Lilia M. Schwarcz over at the NYRB blog:
[T]he drug war in Rio does not explain the rapid spread of the public fear that has become a central theme in national and international depictions of the country. Movies such as News from a Personal War (João Salles, 1999), Central Station (Walter Salles, 1998), City of God (Fernando Meirelles’s 2002 movie based on Paulo Lins’s 1997 book), and the recent Elite Squad 1 and 2 (José Padilha, 2007 and 2010)—the latter, by the way, has become the biggest box-office success in the history of Brazilian cinema—have had an impact both at home and abroad, and have ensured that the subject of violence is never far from the lips of Brazilians. The more recent movies, in particular, which seem to be produced as quickly as TV series, seek to shock audiences with their graphic depictions of turf wars between drug gangs in the favelas, places ordinary Brazilians would not imagine visiting.

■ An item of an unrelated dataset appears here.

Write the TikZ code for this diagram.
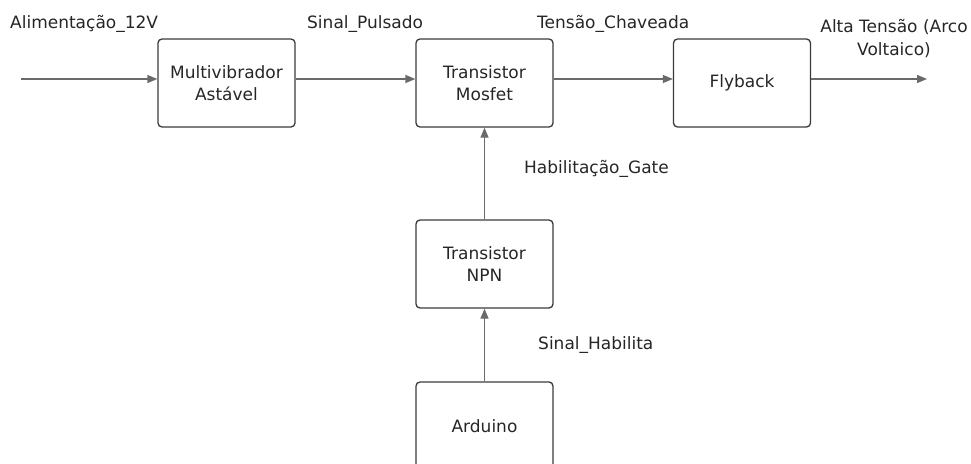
\documentclass[tikz,border=0pt]{standalone}
\usepackage{fontspec}
\setmainfont{DejaVu Sans}
\usepackage{xcolor}
\usetikzlibrary{arrows.meta}
\definecolor{boxline}{HTML}{3A3A3A}
\definecolor{wire}{HTML}{6A6A6A}
\definecolor{txt}{HTML}{262626}

\begin{document}
\begin{tikzpicture}[x=1pt, y=-1pt,
      blk/.style={draw=boxline, line width=1.3pt, rounded corners=4pt,
        minimum width=137pt, minimum height=88pt, align=center, text=txt,
        font=\fontsize{17}{22.5}\selectfont},
      lbl/.style={text=txt, inner sep=0pt, font=\fontsize{17}{23}\selectfont},
      wr/.style={draw=wire, line width=1.3pt, -{Triangle[length=10pt,width=8pt]}}]
      \clip (0,0) rectangle (971,463);
      \node[blk] (multi)   at (226.5,83)  {Multivibrador\\Astável};
      \node[blk] (mosfet)  at (484.5,83)  {Transistor\\Mosfet};
      \node[blk] (flyback) at (742,83)    {Flyback};
      \node[blk] (npn)     at (484.5,264) {Transistor\\NPN};
      \node[blk] (arduino) at (484.5,426) {Arduino};
      \coordinate (in)  at (21,79);
      \coordinate (out) at (927,79);
      \draw[wr] (in) -- ([yshift=4pt]multi.west);
      \draw[wr] ([yshift=4pt]multi.east) -- ([yshift=4pt]mosfet.west);
      \draw[wr] ([yshift=4pt]mosfet.east) -- ([yshift=4pt]flyback.west);
      \draw[wr] ([yshift=4pt]flyback.east) -- (out);
      \draw[wr] (npn) -- (mosfet);
      \draw[wr] (arduino) -- (npn);
      \node[lbl, anchor=west] (alim)  at (10,24)  {Alimentação\_12V};
      \node[lbl, anchor=west] (pulso) at (307,24) {Sinal\_Pulsado};
      \node[lbl, anchor=west] (chav)  at (537,24) {Tensão\_Chaveada};
      \node[lbl, align=center] (alta) at (894,38.5) {Alta Tensão (Arco\\Voltaico)};
      \node[lbl, anchor=west] (gate)  at (524,169) {Habilitação\_Gate};
      \node[lbl, anchor=west] (hab)   at (538,345) {Sinal\_Habilita};
    \end{tikzpicture}
\end{document}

These movies, each with their own aesthetic of violence, are immediately exported, disseminating a feeling of fear and terror that fires the foreign imagination and troubles the local population. For those wishing to get a bit closer to the ground, there is a growing industry of “favela tours” that promise visitors the “thrill” of going into a real favela and finding out what life is like there and experiencing the danger first-hand—all in precise, measured doses, of course.
There is also the endless TV coverage of the chaos in the favelas. In recent days, we have been confronted with a veritable avalanche of images of the anti-drug offensive, a 24/7 reality show, with audiences glued to their front-row seats in their living-rooms, ignoring the evidence of the relatively peaceful streets outside. While Rio’s northern zone was experiencing something like a military invasion, in the south, life went on as normal, apart from hotels and restaurants, whose doors remained cautiously shut—just in case.
Most of this reality show leaves no room for nuance or interpretation: the good guys are on one side and the bandits on the other. I’m not defending drug-trafficking or the violence practiced by its participants—it is certainly true that gang warfare and the wars between the police and the traffickers have become an increasingly worrying and invasive part of everyday life in our major cities. But the prevailing black-and-white logic—according to which the drug trade is exclusive to favela life and doesn’t have implications for the police, politicians, or the population as a whole—is nonsense. It is now clear that drug-trafficking has been as omnipresent among certain corrupt police squads as it has in the favelas.
The trouble is that the ugly reality lives right next door; this is particularly ironic given a long history in Rio of attempts to segregate the poor from the rich.